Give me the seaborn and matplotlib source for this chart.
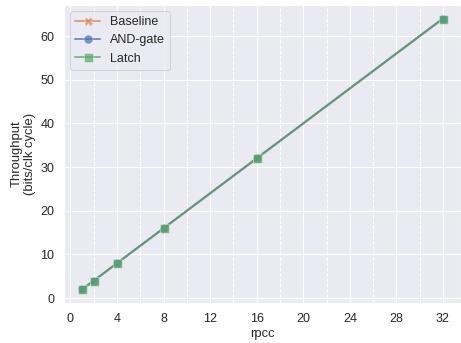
import pandas as pd
import seaborn as sb
import matplotlib.pyplot as plt
from matplotlib.ticker import MultipleLocator

rpcc = [1, 2, 4, 8, 16, 32]
baseline = [2, 4, 8, 16, 32, 64]
and_gate = [2, 4, 8, 16, 32, 64]
latch = [2, 4, 8, 16, 32, 64]

designs = ["Baseline", "AND-gate", "Latch"]
markers = {"Baseline": "X", "AND-gate": "o", "Latch": "s"}

df_list = []
for name, vals in zip(designs, [baseline, and_gate, latch]):
    df_list.append(pd.DataFrame({"rpcc": rpcc, "Throughput": vals, "design": name}))
combined_df = pd.concat(df_list, ignore_index=True)

sb.set_theme(style="darkgrid")
plt.rcParams["font.family"] = ["Arial", "Liberation Sans", "DejaVu Sans"]
pal = sb.color_palette()
palette = {"Baseline": pal[1], "AND-gate": pal[0], "Latch": pal[2]}

fig = plt.figure(figsize=(461 / 72, 343 / 72), dpi=72)
ax = fig.add_axes([64 / 461, 1 - 303 / 343, 397 / 461, 298 / 343])
sb.lineplot(
    data=combined_df,
    x="rpcc",
    y="Throughput",
    hue="design",
    style="design",
    palette=palette,
    markers=markers,
    dashes=False,
    markersize=9,
    markeredgewidth=0.5,
    linewidth=2,
    alpha=0.7,
    ax=ax,
)

ax.xaxis.set_major_locator(MultipleLocator(4))
ax.xaxis.set_minor_locator(MultipleLocator(2))
ax.grid(which="minor", axis="x", linestyle="--", color="white", linewidth=1)
ax.tick_params(labelsize=12.5)
ax.set_xlabel("rpcc", fontsize=13)
ax.set_ylabel("Throughput\n(bits/clk cycle)", fontsize=13)
ax.legend(loc="upper left", fontsize=12.5)

plt.savefig("out.png", dpi=72)
plt.close()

What you need to do:
Identify each line of the material where the word "seaborn" shows up, and copy it.

Task result:
Give me the seaborn and matplotlib source for this chart.
import seaborn as sb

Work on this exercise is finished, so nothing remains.